PSIRT · INCIDENT RESPONSE · OEM
The PSIRT playbook nobody writes down
Field notes from running automotive vulnerability response across five OEMs and a dozen real disclosures. The official process and the working process are not the same document.
Every automotive OEM has a PSIRT. Most of them have a formal vulnerability response process document. A few of them have published it. None of those documents describe what actually happens when a real disclosure arrives at 11pm on a Friday.
We have been around for enough of those Fridays to know that the gap between the documented process and the working process is large, and that the working process is where the programmes actually succeed or fail. This post is an attempt to write down the part that does not usually get written down. It is not a critique of any specific PSIRT. It is field notes from observation.

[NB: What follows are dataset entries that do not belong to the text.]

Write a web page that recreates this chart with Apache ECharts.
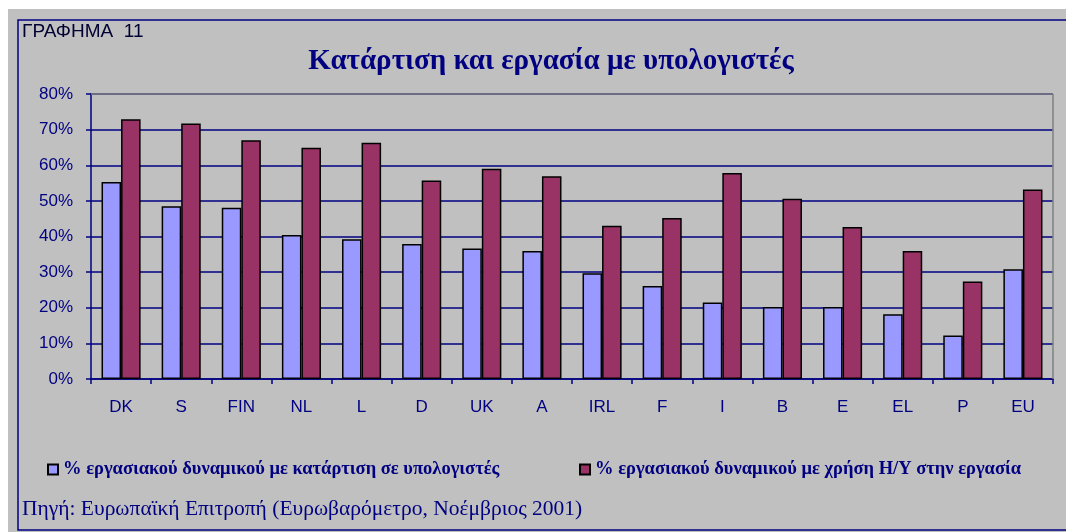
<!DOCTYPE html>
<html>
<head>
<meta charset="utf-8">
<script src="https://cdn.jsdelivr.net/npm/echarts@6/dist/echarts.min.js"></script>
<style>
  html, body { margin: 0; padding: 0; background: #fff; }
  #wrap { width: 1066px; height: 532px; }
</style>
</head>
<body>
<div id="wrap"></div>
<script>
// data
var countries = ['DK', 'S', 'FIN', 'NL', 'L', 'D', 'UK', 'A', 'IRL', 'F', 'I', 'B', 'E', 'EL', 'P', 'EU'];
var trainingPct = [55.3, 48.5, 48.1, 40.4, 39.2, 37.9, 36.6, 35.9, 29.7, 26.1, 21.5, 20.2, 20.2, 18.2, 12.2, 30.8];
var pcAtWorkPct = [72.9, 71.7, 67.0, 64.9, 66.3, 55.7, 59.0, 56.9, 43.0, 45.2, 57.8, 50.6, 42.7, 35.9, 27.4, 53.2];
var yTicks = [0, 10, 20, 30, 40, 50, 60, 70, 80];

var name1 = '% εργασιακού δυναμικού με κατάρτιση σε υπολογιστές';
var name2 = '% εργασιακού δυναμικού με χρήση Η/Υ στην εργασία';

var navy = '#000080';

var myChart = echarts.init(document.getElementById('wrap'));

var legendBase = {
    icon: 'rect',
    itemWidth: 10,
    itemHeight: 10,
    itemGap: 7,
    top: 455,
    textStyle: {
        fontFamily: 'Liberation Serif',
        fontWeight: 'bold',
        fontSize: 18.5,
        color: navy
    }
};

var option = {
    backgroundColor: '#fff',
    animation: false,
    graphic: [
        { type: 'rect', z: -10, shape: { x: 8, y: 9, width: 1060, height: 525 }, style: { fill: '#C0C0C0' } },
        { type: 'rect', z: -9, shape: { x: 18, y: 20, width: 1060, height: 510 }, style: { fill: 'none', stroke: navy, lineWidth: 1.5 } },
        { type: 'line', z: 1, shape: { x1: 91, y1: 94, x2: 1053, y2: 94 }, style: { stroke: '#808080', lineWidth: 1.5 } },
        { type: 'line', z: 1, shape: { x1: 1053, y1: 94, x2: 1053, y2: 379 }, style: { stroke: '#808080', lineWidth: 1.5 } },
        { type: 'text', left: 22, top: 22, style: { text: 'ΓΡΑΦΗΜΑ  11', fontFamily: 'Liberation Sans', fontSize: 19, fill: '#000033' } },
        { type: 'text', left: 22, top: 498, style: { text: 'Πηγή: Ευρωπαϊκή Επιτροπή (Ευρωβαρόμετρο, Νοέμβριος 2001)', fontFamily: 'Liberation Serif', fontSize: 21.5, fill: navy } }
    ],
    title: {
        text: 'Κατάρτιση και εργασία με υπολογιστές',
        left: 546,
        top: 42,
        textAlign: 'center',
        textStyle: {
            fontFamily: 'Liberation Serif',
            fontWeight: 'bold',
            fontSize: 29,
            color: navy
        }
    },
    legend: [
        Object.assign({}, legendBase, { data: [name1], left: 42 }),
        Object.assign({}, legendBase, { data: [name2], left: 574 })
    ],
    grid: { left: 91, right: 13, top: 94, bottom: 153 },
    xAxis: {
        type: 'category',
        data: countries,
        axisLine: { lineStyle: { color: navy, width: 1.5 } },
        axisTick: { show: true, length: 5, lineStyle: { color: navy, width: 1.5 } },
        axisLabel: { margin: 20, fontFamily: 'Liberation Sans', fontSize: 17, color: navy }
    },
    yAxis: {
        type: 'value',
        min: 0,
        max: 80,
        interval: 10,
        axisLine: { show: true, lineStyle: { color: navy, width: 1.5 } },
        axisTick: { show: true, length: 5, lineStyle: { color: navy, width: 1.5 } },
        axisLabel: {
            margin: 18,
            fontFamily: 'Liberation Sans',
            fontSize: 17,
            color: navy,
            formatter: function (v) { return yTicks.indexOf(v) >= 0 ? v + '%' : ''; }
        },
        splitLine: { show: true, lineStyle: { color: navy, width: 1.5 } }
    },
    series: [
        {
            name: name1,
            type: 'bar',
            data: trainingPct,
            barGap: '0%',
            barCategoryGap: '35%',
            itemStyle: { color: '#9999FF', borderColor: '#000', borderWidth: 1.5 }
        },
        {
            name: name2,
            type: 'bar',
            data: pcAtWorkPct,
            itemStyle: { color: '#993366', borderColor: '#000', borderWidth: 1.5 }
        }
    ]
};

myChart.setOption(option);
</script>
</body>
</html>
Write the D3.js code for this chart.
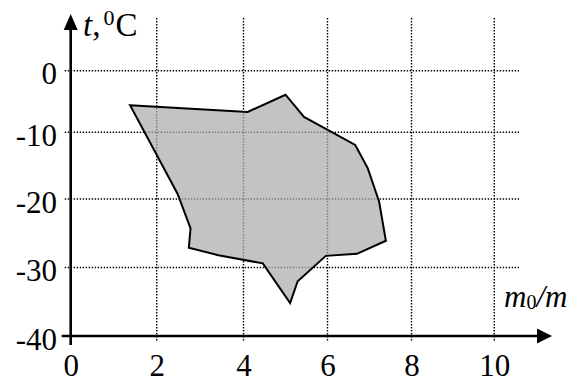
<!DOCTYPE html>
<html><head><meta charset="utf-8">
<script src="https://cdn.jsdelivr.net/npm/d3@7"></script>
<style>html,body{margin:0;padding:0;background:#fff;}svg{display:block}</style>
</head><body>
<script>
// ---- data ----
const xTicks = [0, 2, 4, 6, 8, 10];
const yTicks = [0, -10, -20, -30, -40];
const xTickLabels = ["0", "2", "4", "6", "8", "10"];
const yTickLabels = ["0", "-10", "-20", "-30", "-40"];
// polygon outline of the region (m0/m, t in °C)
const regionM = [1.38, 4.10, 5.00, 5.44, 6.66, 6.96, 7.23, 7.39, 6.70, 5.96, 5.29, 5.11, 4.46, 3.42, 2.74, 2.78, 2.48];
const regionT = [-5.6, -6.7, -3.9, -7.5, -11.9, -15.4, -20.4, -26.1, -28.0, -28.3, -32.0, -35.2, -29.4, -28.2, -27.1, -24.3, -19.2];

// ---- layout ----
const W = 583, H = 380;
const FONT = "Liberation Serif";
const svg = d3.select("body").append("svg").attr("width", W).attr("height", H)
  .attr("font-family", FONT);
svg.append("rect").attr("width", W).attr("height", H).attr("fill", "#fff");

// hand-drawn grid is slightly uneven: piecewise linear scales through the grid lines
const x = d3.scaleLinear().domain(xTicks).range([70.7, 156.7, 243.5, 327.5, 411.5, 494.3]);
const y = d3.scaleLinear().domain(yTicks).range([70.7, 132.3, 199, 267.5, 336]);

const x0 = x(0), yb = y(-40);

// grid
const grid = svg.append("g").attr("stroke", "#000").attr("stroke-width", 1.4)
  .attr("stroke-dasharray", "1.4,1.6").attr("fill", "none");
grid.selectAll("line.v").data(xTicks.filter(d => d !== 0)).join("line")
  .attr("class", "v")
  .attr("x1", d => x(d)).attr("x2", d => x(d))
  .attr("y1", 18).attr("y2", yb + 6);
grid.selectAll("line.h").data(yTicks.filter(d => d !== -40)).join("line")
  .attr("class", "h")
  .attr("x1", x0 - 6).attr("x2", 519)
  .attr("y1", d => y(d)).attr("y2", d => y(d));

// region polygon
const pts = regionM.map((m, i) => [x(m), y(regionT[i])]);
svg.append("path")
  .attr("d", d3.line().curve(d3.curveLinearClosed)(pts))
  .attr("fill", "#adadad").attr("fill-opacity", 0.73)
  .attr("stroke", "#000").attr("stroke-width", 2).attr("stroke-linejoin", "miter");

// axes
const ax = svg.append("g").attr("stroke", "#000").attr("stroke-width", 2.6);
ax.append("line").attr("x1", x0 - 9).attr("x2", 538).attr("y1", yb).attr("y2", yb);
ax.append("line").attr("x1", x0).attr("x2", x0).attr("y1", yb + 9).attr("y2", 28);
svg.append("path").attr("d", `M552,${yb} L537,${yb - 7.5} L537,${yb + 7.5} Z`).attr("fill", "#000");
svg.append("path").attr("d", `M${x0},14 L${x0 - 7},30 L${x0 + 7},30 Z`).attr("fill", "#000");

// tick labels via d3 axes
const xAxis = d3.axisBottom(x).tickValues(xTicks).tickSize(0).tickFormat((d, i) => xTickLabels[i]);
const gx = svg.append("g").attr("transform", `translate(0,${yb})`).call(xAxis)
  .attr("font-family", FONT).attr("font-size", 31);
gx.select(".domain").remove();
gx.selectAll("text").attr("font-family", FONT).attr("font-size", 31)
  .attr("fill", "#000").attr("y", 0).attr("dy", 40);

const yAxis = d3.axisLeft(y).tickValues(yTicks).tickSize(0).tickFormat((d, i) => yTickLabels[i]);
const gy = svg.append("g").attr("transform", `translate(57,0)`).call(yAxis)
  .attr("font-family", FONT).attr("font-size", 31);
gy.select(".domain").remove();
gy.selectAll("text").attr("font-family", FONT).attr("font-size", 31)
  .attr("fill", "#000").attr("x", 0).attr("dy", 13);

// axis titles
const tT = svg.append("text").attr("x", 83).attr("y", 36)
  .attr("font-family", FONT).attr("font-size", 33).attr("fill", "#000");
tT.append("tspan").attr("font-style", "italic").text("t");
tT.append("tspan").text(",");
tT.append("tspan").attr("font-size", 22).attr("dx", 3).attr("dy", -11).text("0");
tT.append("tspan").attr("dx", 1).attr("dy", 11).text("C");

const mT = svg.append("text").attr("x", 504).attr("y", 307)
  .attr("font-family", FONT).attr("font-size", 31).attr("fill", "#000");
mT.append("tspan").attr("font-style", "italic").text("m");
mT.append("tspan").attr("font-size", 20).attr("dy", 2).text("0");
mT.append("tspan").attr("font-style", "italic").attr("dy", -2).text("/m");
</script>
</body></html>
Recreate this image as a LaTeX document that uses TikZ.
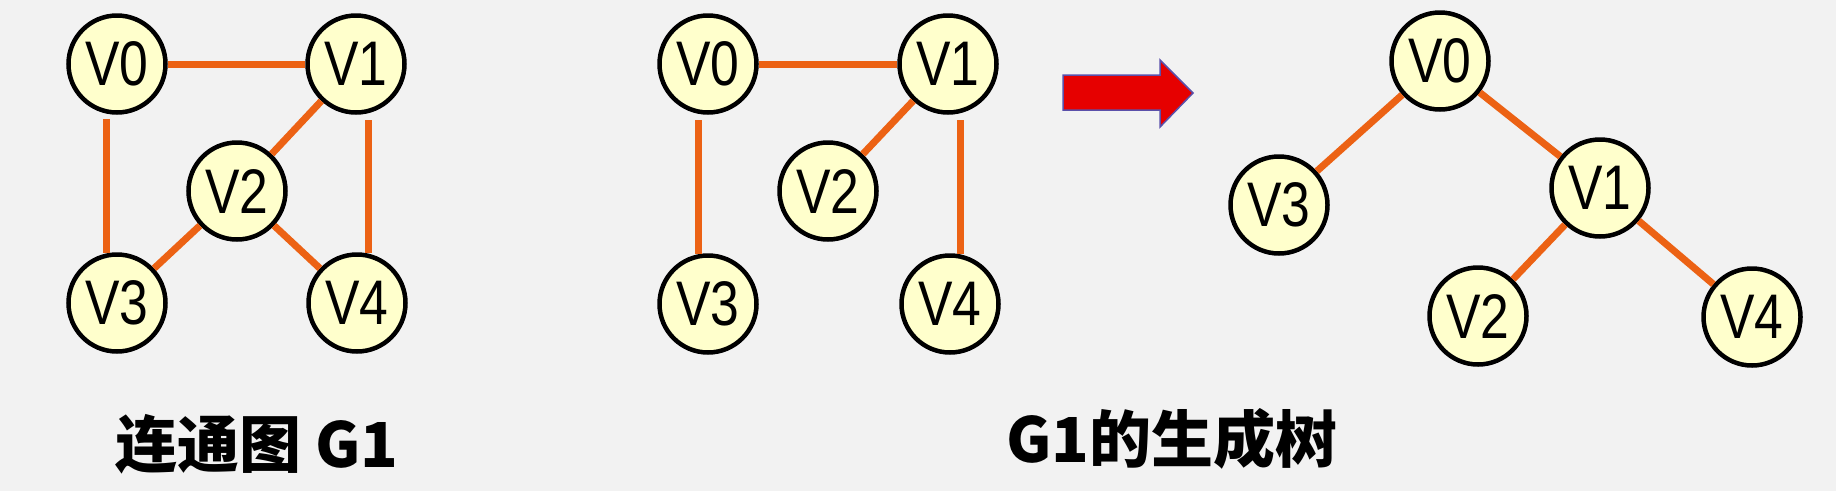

If you run an automotive PSIRT, most of this will be familiar. If you are a security engineer trying to understand why your disclosure has been sitting in the OEM's queue for two months, this is the structural answer.
The shape of a real disclosure
A real vulnerability disclosure to an OEM usually arrives through one of three channels. Researchers email a generic psirt@ alias. Auto-ISAC routes a disclosure from another member. A bug bounty platform forwards a report. In all three cases, the initial intake is a security analyst reading an email and trying to decide whether the claim is plausible.
The first decision is whether to take the disclosure seriously. This is harder than it sounds. PSIRT inboxes attract a lot of noise: penetration test demonstrations, theoretical attacks on cryptography that nobody actually deployed, claims that turn out to be the documented behaviour of a feature. A good triage analyst can rule out about sixty percent of incoming reports inside an hour. The remaining forty percent need someone to reproduce, which is where the structural problems start.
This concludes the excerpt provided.